Por Alexander A. Ricardo
24/10/2015
Gracias a su padre Gulliver junior viaja bastante seguido. Se le ve de gigante disfrutando en costas del Mediterráneo, o de enano aventurero sin problema en su vida, en su visa.
Zarpa a comparar si el azul de otros cielos es tan intenso como el suyo. Navegar en la flota de papá es un privilegio hereditario. Mientras transita por mares calmados, allá en su tierra, otros marineros solo ven pasar las gaviotas. Posee “barcos fantasmas” poderosos. Muy pocos logran verlos pasar.
Cientos de pergaminos narran las vivencias del elegido. Noches pausadas en las márgenes del Aomori. Barriles de vinos abiertos en playas hawaianas.
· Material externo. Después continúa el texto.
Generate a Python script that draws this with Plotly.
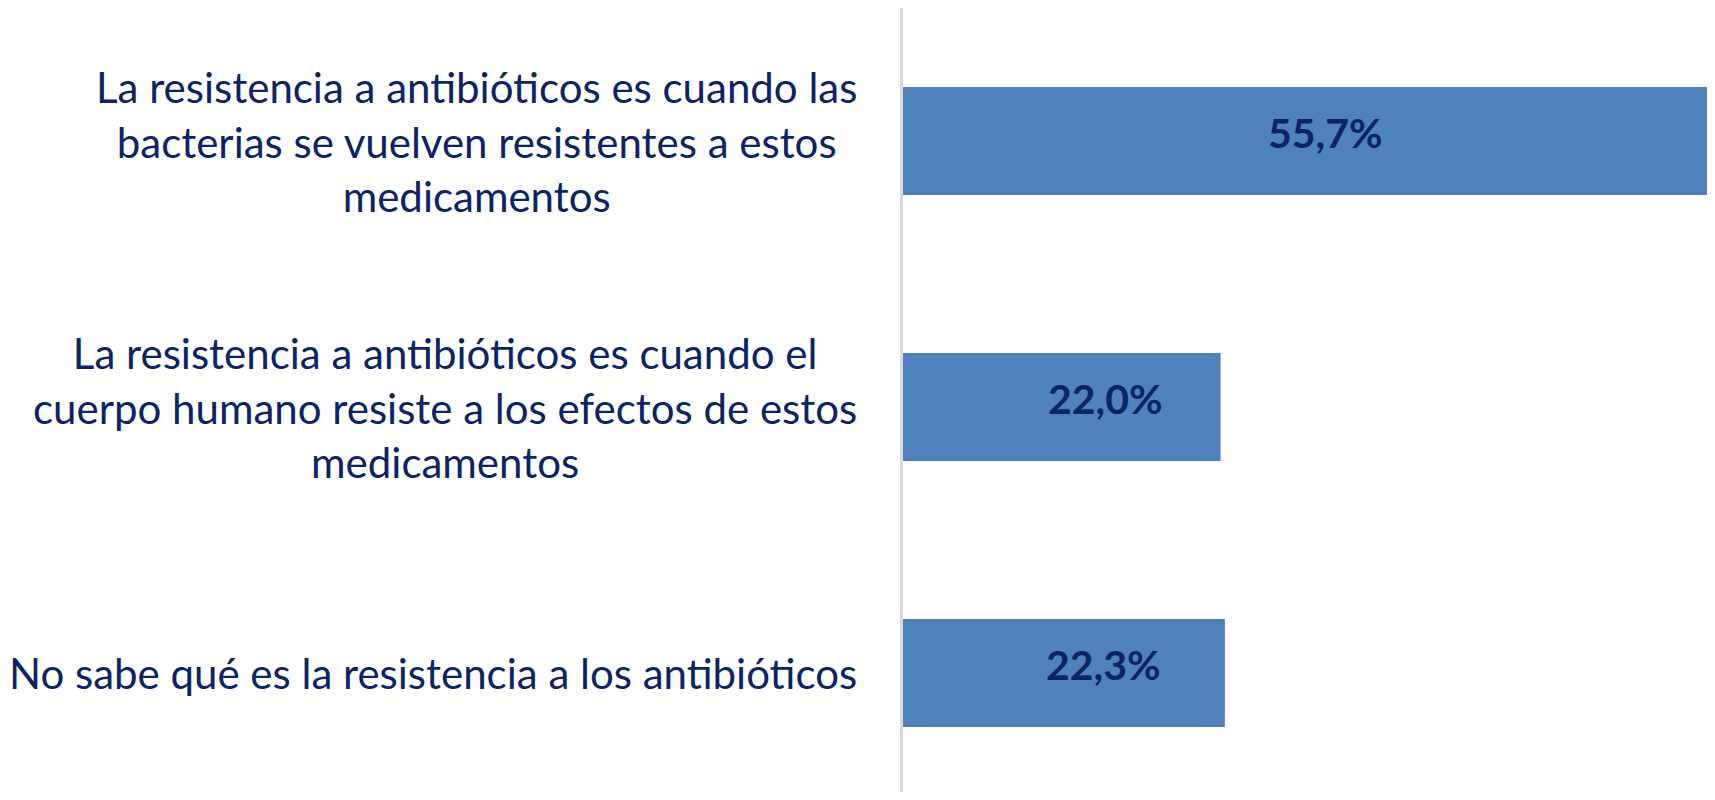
import plotly.graph_objects as go

categories = [
    "La resistencia a antibióticos es cuando las<br>bacterias se vuelven resistentes a estos<br>medicamentos",
    "La resistencia a antibióticos es cuando el<br>cuerpo humano resiste a los efectos de estos<br>medicamentos",
    "No sabe qué es la resistencia a los antibióticos",
]
values = [55.7, 22.0, 22.3]
value_labels = ["55,7%", "22,0%", "22,3%"]

label_xshift = [20, 44, 40]

TEXT = "#0B2466"
BAR = "#4F81BD"
FONT = "Lato"

fig = go.Figure(
    go.Bar(
        x=values,
        y=categories,
        orientation="h",
        marker=dict(color=BAR, line=dict(width=0)),
        hoverinfo="skip",
    )
)

for cat, v in zip(categories, values):
    fig.add_annotation(
        x=0, y=cat, xref="x", yref="y",
        text=cat, showarrow=False,
        xanchor="right", yanchor="middle", align="center",
        xshift=-44,
        font=dict(family=FONT, size=42, color=TEXT),
    )

for cat, v, lab, xs in zip(categories, values, value_labels, label_xshift):
    fig.add_annotation(
        x=v / 2, y=cat, xref="x", yref="y",
        text="<b>" + lab + "</b>", showarrow=False,
        xanchor="center", yanchor="middle",
        xshift=xs, yshift=9,
        font=dict(family=FONT, size=41, color=TEXT),
    )

fig.update_layout(
    width=1699, height=784,
    margin=dict(l=895, r=0, t=0, b=0),
    paper_bgcolor="white", plot_bgcolor="white",
    bargap=0.594,
    showlegend=False,
    xaxis=dict(range=[0, 55.7], visible=False, showgrid=False, zeroline=False),
    yaxis=dict(
        type="category",
        range=[2.447, -0.5],
        showticklabels=False, ticks="",
        showgrid=False, zeroline=False,
        showline=True, linecolor="#D9D9D9", linewidth=3,
    ),
)

fig.write_html("out.html")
Tardes de pesca en la bahía de Sidney.
El joven primogénito tiene libros coleccionando hojas de rutas; y siembra rosas náuticas al culminar cada travesía.
Una vez en casa no cuenta nada. Engaña a los coterráneos con anécdotas sobre naufragios. Describe olas enormes, tormentas interminables, criaturas marinas y las sirenas que cantan; luego agarra el saco y guarda el botín. Los trabajadores del muelle le llaman “mar-tirio”.
Quien fabricó su brújula no conoce nuevos horizontes. Pareciera resignado a seguir un único rumbo. Las manos de unos tejen las velas de otros.
Vuelve a levar el ancla, esta vez parte al norte, donde la frialdad del clima lo distanciaba tiempo atrás. Está bien abrigado y rodeado por secuaces. Abre el mapa y señala el destino. Mira a las estrellas en busca de buenos augurios, porque cuando niño nunca aprendió a nadar.